Halley's comet is made mostly of ice but its surface appeared boiling hot when it made its closest approach to the sun.

The tail of the comet comes not from a uniform shedding of particles but from intense jets of hot gas and dust that spew from parts of the surface.

The comet's ice is made of water, confirming the "dirty snowball" hypothesis of recent years, but it also contains dry ice, frozen carbon dioxide.

The dirty snowball is not spherical but elliptical, about 9 miles long and 5 to 6 miles wide. It is tumbling slowly, completing a rotation approximately every 53 hours.

Dust particles from the nucleus, the so-called coma, surround the snowball at distances of up to 5,000 miles.

These are among the chief findings of the most ambitious scientific examination of a comet ever undertaken. Five space probes, launched by the Soviet Union, a consortium of European countries and Japan, flew near the comet in March, one within 370 miles, and radioed back to Earth millions of bits of data never before available. Although the comet was a disappointment to millions of casual observers because it was six times farther away than in its previous appearance, the spacecraft more than made up for the increased distance.

Today, 10 weeks after the probes made their closest approaches, the British journal Nature is publishing 35 articles in which scientific teams report their early findings. Such rapid reporting is almost unheard of, especially since the authors come from so many countries.

"This unique exercise in the rapid publication of technical data," the editors of Nature said, "has been made possible by means of an agreement with the three agencies responsible for the five space probes." These were the European Space Agency, the Japanese Institute of Space Science at the University of Tokyo and the Intercosmos program of the Institute for Space Research at the Soviet Academy of Sciences in Moscow.

The United States sent no spacecraft to meet Halley but did conduct observations through Earth-orbiting satellites whose studies are to be published later.

One of the more controversial findings was a Soviet observation that the comet's solid core, or nucleus, is hot enough at its surface to boil water. This poses the mystery of why the icy nucleus did not vaporize long ago.

The answer, the scientists report, seems to be linked to another new observation -- the surface of the nucleus is mostly black, reflecting no sunlight. The visible part of the comet is composed almost entirely of its coma of dust, gas, vapors of water and carbon dioxide.

A team of Soviet, French and Hungarian scientists speculated that, as the original surface of the snowball vaporized, the larger bits of rock and other solids were left behind, forming a layer of rubble.

The dark rubble accounts for the black surface of the nucleus and, the researchers speculate, insulates the icy core from the sun's heat. The heat that does reach the ice melts and vaporizes it, and the vapors seep up through the rubble to escape and form the coma.

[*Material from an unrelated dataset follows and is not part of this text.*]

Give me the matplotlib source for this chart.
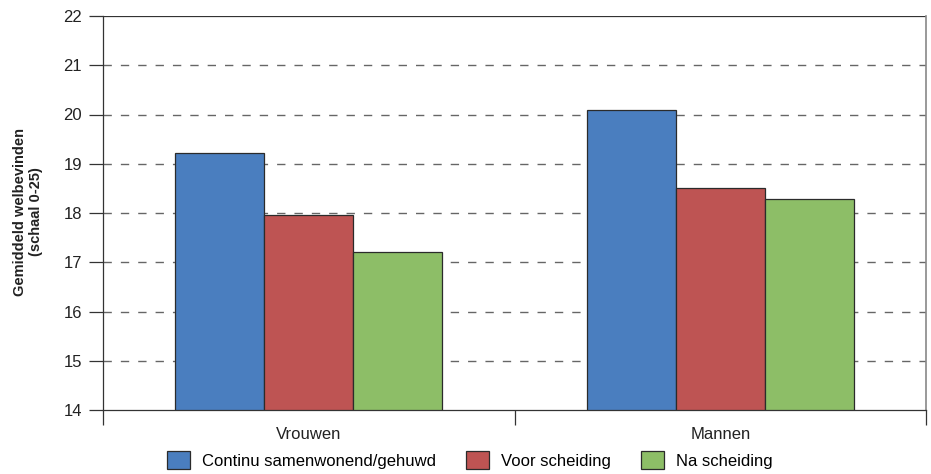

The vapor and dust-sized particles that escape with it are then swept back by the solar wind to form a tail that can stretch millions of miles. Solar wind consists of a thin mixture of atoms and subatomic particles continually flying out of the sun. Its force is weak, compared with air wind on Earth, but strong enough to move the comet's particles.

Some scientists dispute the finding of high surface temperatures. Walter Huebner, a comet specialist at Los Alamos, N.M., National Laboratory, said the Soviet sensors might have been fooled by the high temperature of the dust jets from the nucleus. If so, the rubble may be much cooler, though still not below the freezing point of water.

In any case, it appears that the rubble, which is presumed to grow thicker each time the comet passes near the sun, has kept the comet from disintegrating in millions of round trips.

Although this suggests that Halley's comet should be slightly dimmer with each 76-year passage, the spacecraft also discovered that the gas and dust emerged in jets of varying intensity. The jets are generally confined to the side illuminated by the sun, but the slow tumbling exposes different surfaces.

As a result, strong jets may appear only when surface regions having thin or unusually porous rubble face the sun. This would explain the sudden changes in brightness.

Analysis of the dust particles suggests they are similar to a form of meteorite called a carbonaceous chondrite. Unlike meteorites made chiefly of silicate-based stone or metals, these are rich in carbon, hydrogen, nitrogen and oxygen.

The findings confirm a theory that comets formed early in the history of the solar system from a swirling cloud of gas and dust. Close to the sun, the heavier elements condensed into planets. But on the colder outskirts, lighter elements condensed into comets.